Die Entwicklung digitaler Bildmedien ermöglichte gegenüber der traditionellen Fernseh- und Videotechnik neue, flexible Gestaltungspotenziale. So können nicht nur völlig neue Raum- und Handlungskonzepte realisiert werden, es bietet sich auch die Möglichkeit einer spontanen Interaktion der unterschiedlichen Medien, die bislang durch technische und institutionelle Begrenzungen nicht realisierbar schien. Als ein exemplarisches Werk dieser Entwicklung kann das Video-Oratorium Paradiso (2001) des niederländischen Komponisten Jacob ter Veldhuis gelten, dem es gelingt, die traditionelle Gattung der Oratorienkomposition mit den Ausdrucksformen der VJ-Kultur zu verbinden.
[1] Richard Wagner, »Das Kunstwerk der Zukunft«, in: ders., Gesammelte Schriften und Dichtungen, Bd. 3, Leipzig 1887, S. 166.
[2] Adolphe Appia, Die Musik und die Inscenierung, München 1899.
[3] Appia, Die Musik und die Inscenierung, 1899, S. 97.
[4] Paul Bekker, Das Operntheater, Leipzig 1931.

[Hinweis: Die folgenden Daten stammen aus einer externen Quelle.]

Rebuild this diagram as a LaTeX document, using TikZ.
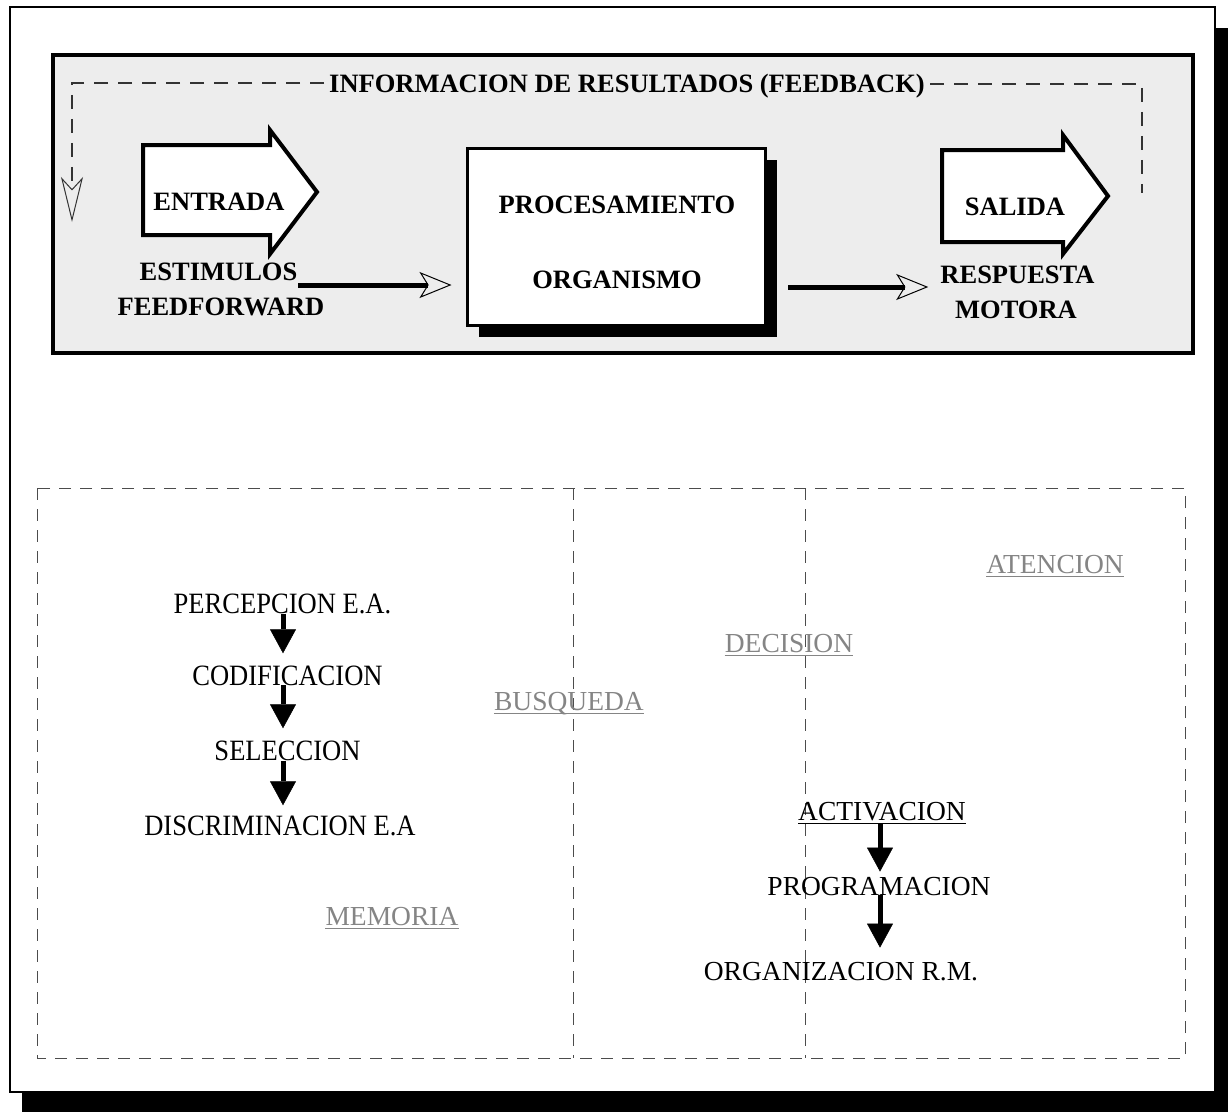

[5] Vgl. Uta Grund, Zwischen den Künsten. Edward Gordon Craig und das Bildertheater um 1900, Berlin 2002, S. 104.
[6] Alexander Wallace Rimington, Colour-Music, (mit Vorwort von Hubert von Herkomer), London 1912.
[7] Brief von Arnold Schönberg an Wassily Kandinsky, 19.8.1912, auszugsweise in: Ullrich Scheideler (Hg.), Arnold Schönberg: Sämtliche Werke: Reihe B, Bd. 6, Abt. 3 Bühnenwerke I; 3, Mainz 2005, S. 268.
[8] Vgl. Michael Nyman, Experimental Music. Cage and Beyond, Cambridge–New York–Melbourne 1999, S. 96–99; Frieder Reininghaus, Katja Schneider (Hg.), Experimentelles Musik- und Tanztheater, (Handbuch der Musik im 20. Jahrhundert, 12 Bde., Bd. 7), Laaber 2004, S. 360–361.
[9] John Cage, Variations V, NDR 1966.
[10] Abbildung in Nyman, Experimental Music, 1999, S. 99.
[11] Alvin Lucier, Reflexionen: Interviews, Notationen, Texte, Köln 1995, S. 323–325.
[12] Vgl. Reininghaus, Schneider (Hg.), Experimentelles Musik- und Tanztheater, 2004, S. 161–165.
[13] Als Textfassung: Robert Ashley, Music with Roots in the Aether. Interviews with and Essays about Seven American Composers, MusikTexte 007, Köln 2000.